Built into the ESRI figure of 17 percent unemployment here next year (which would equal the jobless peak in Ireland in 1986) is the assumption that there will be emigration of 60,000 over the two years (2009/2010). Which is why I was saying here a few weeks back that you are going to see a lot more young Irish in the U.S. in the year ahead.
Last weekend, the European Union said that the Irish government was still taking an optimistic view and that the recession in Ireland would be deeper and last longer than in the rest of Europe, with the possible exception of one or two East European countries. And they agreed with the ESRI's gloomy forecast about soaring unemployment here.
Why is the recession so much worse in Ireland? How long have you got?
I could fill the rest of this paper with the explanation. But let me hit a few nails on the head for you.
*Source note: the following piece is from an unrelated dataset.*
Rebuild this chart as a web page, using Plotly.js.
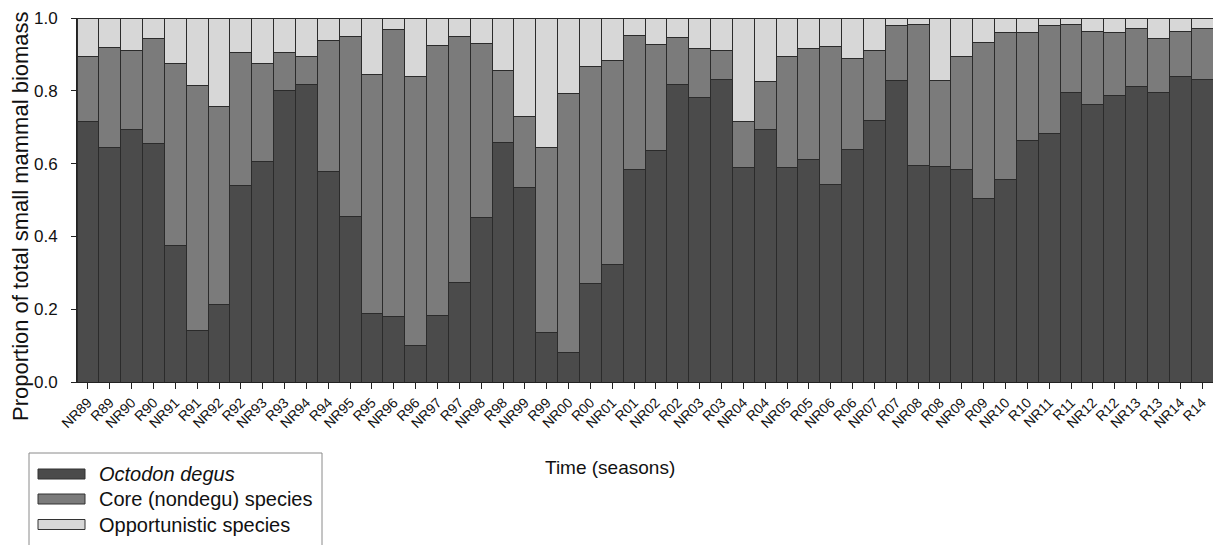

1. During the boom, construction was 15 percent of the Irish economy's total output (GDP). We were building almost half as many houses each year as the whole of Britain where they also had a property boom, but they have a population of 60 million, 10 times bigger than ours.
Now our property market has collapsed, leaving a huge overhang of unsold houses and a huge hole in tax revenues and spending power here. The recession is now deeper here because we were much more dependent than other European countries (or the U.S.) on the construction sector.
2. There is a 2o percent fall in the value of sterling, the currency in which Irish-owned firms do 80 percent of their foreign business.
3. Because the Irish economy is so open and so dependent on exports, the international downturn has hit us harder.
4. The boom here led to a huge increase in wages and costs, so that costs in Ireland are now way out of line with other parts of Europe.
That's why companies like Dell are now pulling out and heading for Poland and elsewhere. On top of the property collapse, this has made the recession here deeper than elsewhere.